# WRITTEN TASK
In the material below, the lines containing the word "with" are required; copy each of them.

# RECORDS PROVIDED
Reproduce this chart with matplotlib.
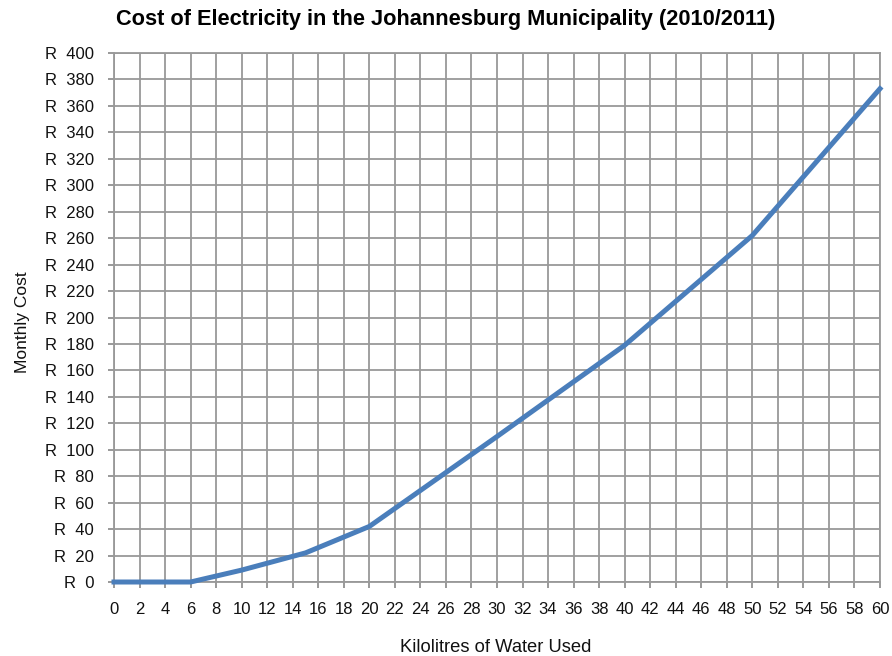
import matplotlib.pyplot as plt

# kilolitres vs monthly cost
kilolitres = [0, 6, 10, 15, 20, 30, 40, 50, 60]
monthly_cost = [0, 0, 9, 22, 42, 110, 179, 262, 373]

x_ticks = list(range(0, 61, 2))
y_ticks = list(range(0, 401, 20))
y_tick_labels = ["R  %d" % v for v in y_ticks]

plt.rcParams['font.family'] = ['Liberation Sans', 'DejaVu Sans']

fig = plt.figure(figsize=(8.92, 6.56), dpi=100)
ax = fig.add_axes([0.1278, 0.1128, 0.8587, 0.8064])

ax.plot(kilolitres, monthly_cost, color='#4a7ebb', linewidth=3.6,
        solid_joinstyle='miter', zorder=3, clip_on=False)

ax.set_xlim(0, 60)
ax.set_ylim(0, 400)
ax.set_xticks(x_ticks)
ax.set_yticks(y_ticks)
ax.set_yticklabels(y_tick_labels)
ax.tick_params(axis='both', labelsize=12, colors='#888888',
               labelcolor='#111111', length=4.3, width=1.2, direction='out')
ax.tick_params(axis='x', pad=10)
ax.tick_params(axis='y', pad=10)

ax.grid(True, color='#999999', linewidth=1.3)
ax.set_axisbelow(True)
for s in ax.spines.values():
    s.set_color('#999999')
    s.set_linewidth(1.3)

fig.text(0.5, 0.971, 'Cost of Electricity in the Johannesburg Municipality (2010/2011)',
         ha='center', va='center', fontsize=15.7, fontweight='bold')
fig.text(0.556, 0.0137, 'Kilolitres of Water Used', ha='center', va='center',
         fontsize=13.2, color='#111111')
fig.text(0.025, 0.509, 'Monthly Cost', rotation=90, ha='center', va='center',
         fontsize=12.5, color='#111111')

fig.savefig('out.png', dpi=100)
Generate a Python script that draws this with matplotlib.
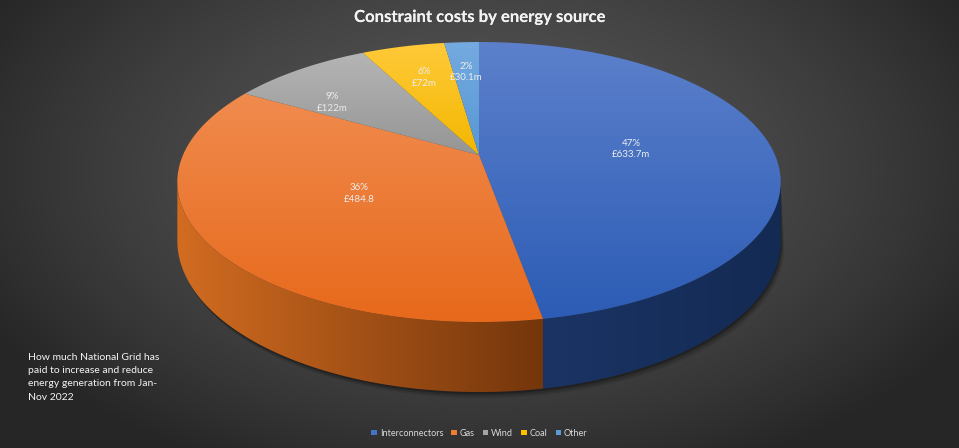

# TASK SOLUTION
Reproduce this chart with matplotlib.
Generate a Python script that draws this with matplotlib.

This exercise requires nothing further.